The TFA is a multilateral deal which is meant to simplify customs procedures by reducing costs and improving their speed and efficiency. It was agreed to at the 9th World Trade Organization (WTO) in December last year.  

Zimbabwe’s trade deficit widened to US$3,6 billion in October 2013, from US$3,02 billion in August and US$2,37 billion at half year, according to figures released by the Zimbabwe National Statistics Agency (Zimstats).

The deficit has already surpassed the US$3 billion mark forecast by economists at the beginning of last year, in a trend that continues to hold back gross domestic product growth.

According to import and export data from ZimStat, exports for the 10 months amounted to US$2,78 billion and imports totalled US$6,55 billion.

The huge deficit is creating a situation where money which is supposed to circulate internally thereby creating liquidity is in fact being kept outside the country by financing imports.

The gap is expected to widen further as the local industry continues to struggle to meet consumer demand.

“Although the trade facilitation agreement will bring the benefits outlined, Zimbabwe will not gain much because the country is a net importer,” Bimha said.

Bimha said the agreement implies that there will be facilitation of more imports relative to exports and has the effect of negatively affecting the trade balance and balance of payment position.    

He added that FTA agreement was designed to provide a permanent solution to the developed world’s need to gain easy market access in developing countries.

“This will cause greater economic difficulties for a country such as Zimbabwe as this will result in external competition.”
He however said Zimbabwe is currently implementing trade facilitation programmes based on its own customs regulations.  
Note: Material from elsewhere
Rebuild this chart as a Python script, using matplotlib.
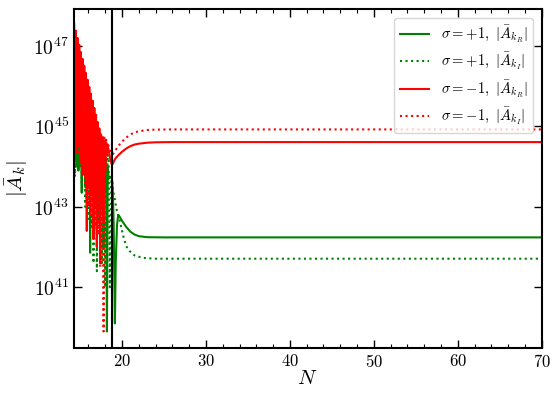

“This is not binding and implementation is at our convenient pace and without fear of breach of international provisions and application of dispute settlement mechanism,” Bimha said.  

On the other hand however, developing countries were set to benefit from the technical assistance to update infrastructure and train customs officials or for any other costs associated with implementing the agreement.  
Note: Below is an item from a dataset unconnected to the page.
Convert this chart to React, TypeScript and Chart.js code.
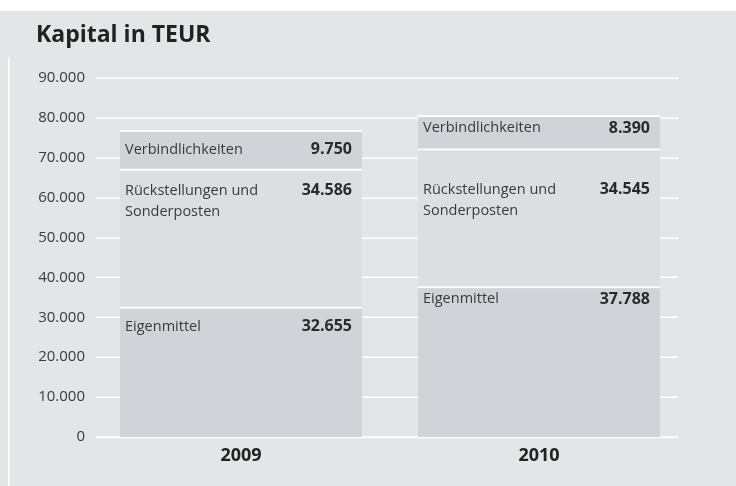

Benefits to the world economy associated with implementing the FTA are estimated at between US$400 billion and US$1 trillion, through reducing costs of trade between 10 percent and 15 percent, increasing trade flows and revenue collection, as well creating a stable business environment and attract foreign investment.

Government has however come up with measures to address the flooding of cheap imports after expressing concern that Zimbabwe had become a warehouse for goods produced in other economies.

In the 10 month period to October 2013, South Africa remained the largest trading partner accounting for US$3,17 billion of the imports and US$2,04 billion of exports.

The United Kingdom also emerged as a strong import partner accounting for US$1,15 billion; there were no recorded exports to the UK.

The liquidity crisis, since dollarisation has been worsened by an imbalance between imports and exports which has resulted in money flowing out of the country.

The Confederation of Zimbabwe Industries says in its latest Manufacturing sector survey that local companies were not exporting because their products had become uncompetitive on the export markets.

The companies also said the shortage of working capital had resulted in most firms focusing on meeting local demand while the high cost of production had rendered their products expensive.